Examine the material below and count the lines that hold the word "matplotlib". Report only the number.

— start of Information given —

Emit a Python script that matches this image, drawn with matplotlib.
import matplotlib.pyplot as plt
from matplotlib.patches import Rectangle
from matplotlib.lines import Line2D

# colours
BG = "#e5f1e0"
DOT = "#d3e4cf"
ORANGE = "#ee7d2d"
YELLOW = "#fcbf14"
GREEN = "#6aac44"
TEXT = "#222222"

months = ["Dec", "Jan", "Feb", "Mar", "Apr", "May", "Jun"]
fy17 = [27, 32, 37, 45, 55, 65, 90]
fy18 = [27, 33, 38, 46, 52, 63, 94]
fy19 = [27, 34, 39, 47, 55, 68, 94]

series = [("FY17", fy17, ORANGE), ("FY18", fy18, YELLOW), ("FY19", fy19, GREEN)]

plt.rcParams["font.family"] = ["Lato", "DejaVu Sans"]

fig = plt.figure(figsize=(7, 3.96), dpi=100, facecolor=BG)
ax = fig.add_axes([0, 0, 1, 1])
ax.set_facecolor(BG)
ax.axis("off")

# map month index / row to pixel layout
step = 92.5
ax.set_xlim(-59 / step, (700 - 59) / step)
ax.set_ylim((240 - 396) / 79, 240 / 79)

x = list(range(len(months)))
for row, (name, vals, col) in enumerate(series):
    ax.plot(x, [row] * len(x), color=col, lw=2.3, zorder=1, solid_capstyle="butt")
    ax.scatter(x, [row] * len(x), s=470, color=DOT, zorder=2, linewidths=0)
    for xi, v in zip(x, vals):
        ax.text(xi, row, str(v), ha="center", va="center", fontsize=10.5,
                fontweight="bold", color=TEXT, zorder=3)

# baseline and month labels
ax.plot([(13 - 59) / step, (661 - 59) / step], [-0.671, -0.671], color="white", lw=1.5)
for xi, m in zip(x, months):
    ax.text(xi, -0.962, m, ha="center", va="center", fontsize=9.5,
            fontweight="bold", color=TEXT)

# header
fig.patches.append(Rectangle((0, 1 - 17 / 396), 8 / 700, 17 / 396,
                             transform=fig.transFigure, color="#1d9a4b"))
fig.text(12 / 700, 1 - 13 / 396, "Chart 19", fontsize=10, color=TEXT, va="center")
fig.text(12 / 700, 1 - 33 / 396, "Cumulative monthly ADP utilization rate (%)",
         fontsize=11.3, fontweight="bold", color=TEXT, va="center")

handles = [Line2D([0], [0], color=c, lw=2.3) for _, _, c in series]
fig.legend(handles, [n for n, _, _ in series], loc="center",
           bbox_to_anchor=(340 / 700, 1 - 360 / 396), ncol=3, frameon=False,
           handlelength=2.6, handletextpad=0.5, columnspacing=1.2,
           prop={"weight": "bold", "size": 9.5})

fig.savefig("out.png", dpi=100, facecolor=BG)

— end of Information given —
— start of Information given —

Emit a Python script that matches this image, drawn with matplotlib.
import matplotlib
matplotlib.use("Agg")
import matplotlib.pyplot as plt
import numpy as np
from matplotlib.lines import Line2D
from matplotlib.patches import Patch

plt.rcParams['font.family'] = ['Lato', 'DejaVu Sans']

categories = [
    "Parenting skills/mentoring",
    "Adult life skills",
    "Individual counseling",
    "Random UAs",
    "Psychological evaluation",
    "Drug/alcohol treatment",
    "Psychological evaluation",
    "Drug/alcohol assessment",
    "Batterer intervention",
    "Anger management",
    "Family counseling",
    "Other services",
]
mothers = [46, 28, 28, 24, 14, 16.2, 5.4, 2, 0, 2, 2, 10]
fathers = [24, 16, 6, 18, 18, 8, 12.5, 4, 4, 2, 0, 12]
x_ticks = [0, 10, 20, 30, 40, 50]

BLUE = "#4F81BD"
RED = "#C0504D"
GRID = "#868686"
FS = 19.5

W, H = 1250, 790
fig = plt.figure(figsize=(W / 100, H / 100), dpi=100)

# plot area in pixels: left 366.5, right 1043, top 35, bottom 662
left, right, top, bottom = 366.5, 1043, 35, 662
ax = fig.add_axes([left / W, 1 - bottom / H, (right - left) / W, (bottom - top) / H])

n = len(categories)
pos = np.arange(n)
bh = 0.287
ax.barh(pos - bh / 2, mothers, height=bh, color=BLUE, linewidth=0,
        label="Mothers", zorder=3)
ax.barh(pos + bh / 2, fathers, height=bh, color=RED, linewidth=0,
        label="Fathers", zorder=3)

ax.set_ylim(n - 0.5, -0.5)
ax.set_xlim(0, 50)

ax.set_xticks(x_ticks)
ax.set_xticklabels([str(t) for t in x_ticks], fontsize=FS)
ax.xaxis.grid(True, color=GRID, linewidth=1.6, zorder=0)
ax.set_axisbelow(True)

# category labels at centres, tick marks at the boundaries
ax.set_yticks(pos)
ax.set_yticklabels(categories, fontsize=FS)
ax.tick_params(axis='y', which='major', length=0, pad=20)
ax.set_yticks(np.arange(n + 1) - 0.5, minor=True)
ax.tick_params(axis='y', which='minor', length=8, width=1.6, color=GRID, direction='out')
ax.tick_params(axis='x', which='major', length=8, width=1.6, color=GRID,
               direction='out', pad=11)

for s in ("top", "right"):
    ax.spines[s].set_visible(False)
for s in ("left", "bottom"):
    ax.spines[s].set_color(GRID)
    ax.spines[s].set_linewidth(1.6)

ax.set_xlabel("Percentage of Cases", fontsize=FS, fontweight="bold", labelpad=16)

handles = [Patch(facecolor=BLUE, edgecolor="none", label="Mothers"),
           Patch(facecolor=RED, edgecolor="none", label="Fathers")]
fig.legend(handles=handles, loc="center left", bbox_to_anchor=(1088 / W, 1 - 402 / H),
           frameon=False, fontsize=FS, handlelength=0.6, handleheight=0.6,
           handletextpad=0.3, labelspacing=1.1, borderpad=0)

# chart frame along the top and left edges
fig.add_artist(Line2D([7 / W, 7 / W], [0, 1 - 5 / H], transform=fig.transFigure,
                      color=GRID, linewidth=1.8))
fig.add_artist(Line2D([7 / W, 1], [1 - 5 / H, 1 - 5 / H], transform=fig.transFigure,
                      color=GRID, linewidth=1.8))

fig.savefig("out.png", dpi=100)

— end of Information given —

## Answer:
10